Archive for May, 2008

Controlling the Bureaucracy

Friday, May 30th, 2008

The bureaucracy is unusual because although it is a policymaking institution, it is not mentioned anywhere in the Constitution. Therefore, who is in control of the bureaucracy is a question that has drawn the attention of many observers. Morris Fiorina, Hugh Heclo, and William Bianco are all political scientists or scholars who address this question with their essays on the topic.

In Morris Fiorina’s essay, entitled “Congressional Control of the Bureaucracy”, Fiorina’s main point is that Congress has the power but not the incentive for “coordinated” control of the bureaucracy, while the president has the incentive but not the power. He states that the president and Congress have different goals and incentives for control. The president’s goals are re-election and a place in history. Members of Congress, on the other hand, just wish to remain where they are. The president’s goals lead him to favor centralized control over the bureaucracy, while the goals of members of Congress lead them to decentralized control. But, Congress is in a stronger position and so decentralized control overcomes centralized control. Congress gives us the kind of bureaucracy it wants. Congress has the power to vote against what a bureaucracy wants, and also Congress can decide the budget for that agency. Therefore, Fiorina concludes that Congress is more in control of the bureaucracy.

Hugh Heclo discusses the weaknesses and the barriers that prevent the president from getting things accomplished in his book, “A Government of Strangers”. Heclo writes about the troubles that the president’s appointees have within the bureaucracy. The president appoints people to departments and agencies to get the things he wants done, but the bureaucracy and our old friend the iron triangle slow these people down and in turn, decrease the amount of control the president has. Appointees get slowed down or even slowed to a halt by bureaucratic sabotage, which is mostly accomplished through the strong structure of the iron triangle. Other forms of this bureaucratic sabotage involve leaking information, often false or tainted with the intent of acquiring a desired result that is usually not good for the appointee, and arranging things with outside ties. Although the iron triangle is hard to break through, appointees retaliate to the sabotage at least enough to weaken the triangle, as Heclo put it, to turn the iron triangle into a “plastic polygon”. From this excerpt of Heclo’s book, it is clear that the president’s control over the bureaucracy is limited.

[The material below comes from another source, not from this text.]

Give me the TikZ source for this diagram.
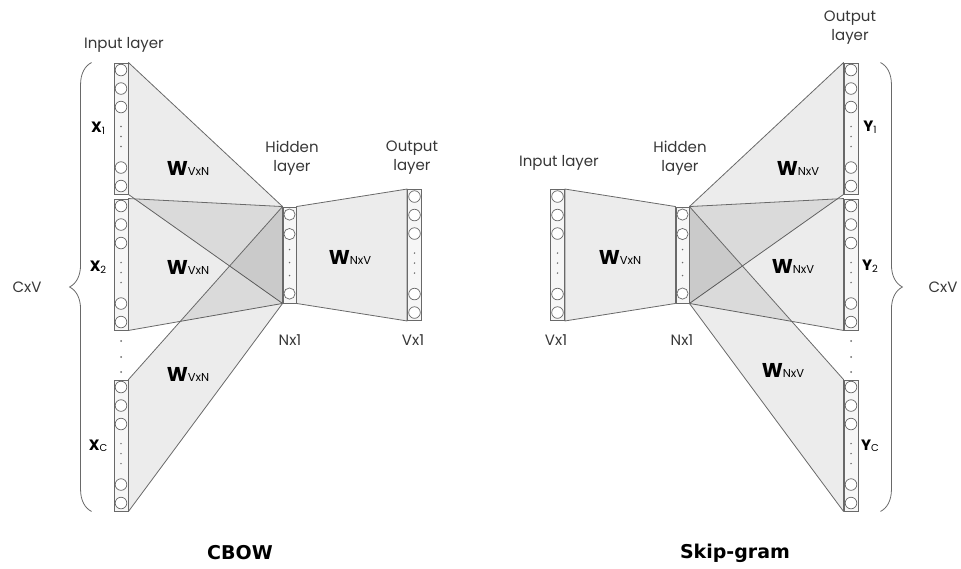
\documentclass[tikz,border=0pt]{standalone}
\usepackage{fontspec}
\setmainfont{Poppins}
\newfontfamily\titlefont{DejaVu Sans}
\usetikzlibrary{positioning,calc,decorations.pathreplacing}
\pgfdeclarelayer{background}
\pgfsetlayers{background,main}

\definecolor{linegray}{RGB}{105,105,105}
\definecolor{txtgray}{RGB}{55,55,55}

\newcommand{\wmat}[1]{{\fontsize{20}{21}\selectfont\bfseries W}{\fontsize{11.5}{12}\selectfont #1}}
\newcommand{\vecname}[2]{{\bfseries #1}{\fontsize{10}{11}\selectfont\raisebox{-1.5pt}{#2}}}

% circles of one layer column
\newcommand{\neurons}[1]{%
  \foreach \dy in {7.5,26,44.5,105,123.5}
    \draw[neuron] ($(#1.north)+(0,\dy)$) circle (5.8pt);
  \foreach \dy in {64,74,84}
    \fill[linegray] ($(#1.north)+(0,\dy)$) circle (0.8pt);
}
\newcommand{\hidneurons}[1]{%
  \foreach \dy in {8,27.5,87}
    \draw[neuron] ($(#1.north)+(0,\dy)$) circle (5.6pt);
  \foreach \dy in {43,56,69}
    \fill[linegray] ($(#1.north)+(0,\dy)$) circle (0.8pt);
}

\begin{document}
\begin{tikzpicture}[x=1pt,y=-1pt,
    col/.style={draw=linegray,fill=gray!7,line width=0.9pt,minimum width=14pt,minimum height=131pt,inner sep=0pt},
    hidcol/.style={col,minimum width=13pt,minimum height=96pt},
    neuron/.style={draw=linegray,fill=white,line width=0.7pt},
    wshape/.style={fill=black,fill opacity=0.075,draw=linegray,line width=0.8pt,line join=round},
    lbl/.style={text=txtgray,font=\fontsize{15}{19}\selectfont,align=center,inner sep=0pt},
    vlbl/.style={text=black,font=\fontsize{15}{18}\selectfont,inner sep=0pt},
    title/.style={text=black,font=\titlefont\bfseries\fontsize{19}{23}\selectfont,inner sep=0pt},
    bracebox/.style={draw=linegray,line width=0.8pt,decoration={brace,amplitude=22pt},decorate}]
    \useasboundingbox (0,0) rectangle (961,569);

    % CBOW
    \node[col] (in1) at (121,128.5) {};
    \node[col] (in2) at (121,264.5) {};
    \node[col] (inC) at (121,445.5) {};
    \node[hidcol] (hidA) at (289.5,255) {};
    \node[col] (outA) at (414.5,255) {};

    \begin{pgfonlayer}{background}
        \foreach \c in {in1,in2,inC}
            \draw[wshape] (\c.north east) -- (hidA.north west) -- (hidA.south west) -- (\c.south east) -- cycle;
        \draw[wshape] (hidA.north east) -- (outA.north west) -- (outA.south west) -- (hidA.south east) -- cycle;
    \end{pgfonlayer}

    \neurons{in1}
    \neurons{in2}
    \neurons{inC}
    \neurons{outA}
    \hidneurons{hidA}
    \foreach \dy in {341,357,372}
        \fill[linegray] (121,\dy) circle (1pt);

    \node[lbl] (inlblA) at (124,45) {Input layer};
    \node[lbl] (hidlblA) at (292,158) {Hidden\\layer};
    \node[lbl] (outlblA) at (412,158) {Output\\layer};
    \node[lbl] (nA) at (290,340) {Nx1};
    \node[lbl] (vA) at (413,340) {Vx1};
    \node[vlbl] (x1) at (98,128) {\vecname{X}{1}};
    \node[vlbl] (x2) at (98,267) {\vecname{X}{2}};
    \node[vlbl] (xC) at (98,446) {\vecname{X}{C}};
    \node[inner sep=0pt] (w1) at (188,168) {\wmat{VxN}};
    \node[inner sep=0pt] (w2) at (188,267) {\wmat{VxN}};
    \node[inner sep=0pt] (w3) at (188,374) {\wmat{VxN}};
    \node[inner sep=0pt] (w4) at (350,257) {\wmat{NxV}};

    \coordinate (bA) at ($(inC.south west)+(-22,0)$);
    \coordinate (tA) at ($(in1.north west)+(-22,0)$);
    \draw[bracebox] (bA) -- (tA);
    \node[lbl] (cvA) at (27,287) {CxV};
    \node[title] (cbow) at (240,553) {CBOW};

    % Skip-gram
    \node[col] (inB) at (557.5,255) {};
    \node[hidcol] (hidB) at (682.5,255) {};
    \node[col] (out1) at (851,128.5) {};
    \node[col] (out2) at (851,264.5) {};
    \node[col] (outC) at (851,445.5) {};

    \begin{pgfonlayer}{background}
        \draw[wshape] (inB.north east) -- (hidB.north west) -- (hidB.south west) -- (inB.south east) -- cycle;
        \foreach \c in {out1,out2,outC}
            \draw[wshape] (hidB.north east) -- (\c.north west) -- (\c.south west) -- (hidB.south east) -- cycle;
    \end{pgfonlayer}

    \neurons{inB}
    \neurons{out1}
    \neurons{out2}
    \neurons{outC}
    \hidneurons{hidB}
    \foreach \dy in {341,357,372}
        \fill[linegray] (851,\dy) circle (1pt);

    \node[lbl] (inlblB) at (559,163) {Input layer};
    \node[lbl] (hidlblB) at (680,158) {Hidden\\layer};
    \node[lbl] (outlblB) at (850,28) {Output\\layer};
    \node[lbl] (vB) at (556,340) {Vx1};
    \node[lbl] (nB) at (682,340) {Nx1};
    \node[vlbl] (y1) at (870,127) {\vecname{Y}{1}};
    \node[vlbl] (y2) at (870,266) {\vecname{Y}{2}};
    \node[vlbl] (yC) at (870,446) {\vecname{Y}{C}};
    \node[inner sep=0pt] (w5) at (620,257) {\wmat{VxN}};
    \node[inner sep=0pt] (w6) at (798,168) {\wmat{NxV}};
    \node[inner sep=0pt] (w7) at (793,266) {\wmat{NxV}};
    \node[inner sep=0pt] (w8) at (783,370) {\wmat{NxV}};

    \coordinate (tB) at ($(out1.north east)+(22,0)$);
    \coordinate (bB) at ($(outC.south east)+(22,0)$);
    \draw[bracebox] (tB) -- (bB);
    \node[lbl] (cvB) at (943,287) {CxV};
    \node[title] (skip) at (735,553) {Skip-gram};
\end{tikzpicture}
\end{document}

William T. Bianco expresses a slightly different opinion about the question of who has control over the bureaucracy in his essay “Understanding Congressional Oversight: Police Patrols and Fire Alarms”. Congressional oversight is the way members of Congress can keep track of what bureaucrats are doing and if they are doing a good job. Bianco states that little direct congressional oversight actually occurs; that oversight is lax, or slacking. This means that Bureaucrats are not under that much pressure from Congress, and this gives them some freedom, they can accomplish many things they want or the president wants regardless of what the legislation says to do. This shifts power from the legislative branch over to the executive, so the president gains control. Bianco also makes the point that lack of oversight is what enables iron triangles to exist. Because Congress is unconcerned about what bureaucrats are doing, it enables them to implement policies that are more pleasing to the interests of committee members that are in charge of preparing the agency’s annual budget. This reinforces a relationship and along with organized interests it creates an iron triangle. But, although Congress does not perform a lot of formal investigations over bureaucracies, they have people outside government to do their investigating for them, thus the lack of formal investigation is rational. So in conclusion, there is a lot more oversight going on than it appears at first glance, so the control over the bureaucracy is still there. As Bianco put it, since Congress has this “Fire-Alarm” oversight it does not need to exercise the less effective “Police-Patrol” oversight. Because the Fire-Alarm oversight model creates a greater threat to bureaucrats who might ignore congressional legislation in order to please someone else, it keeps the bureaucracy in check.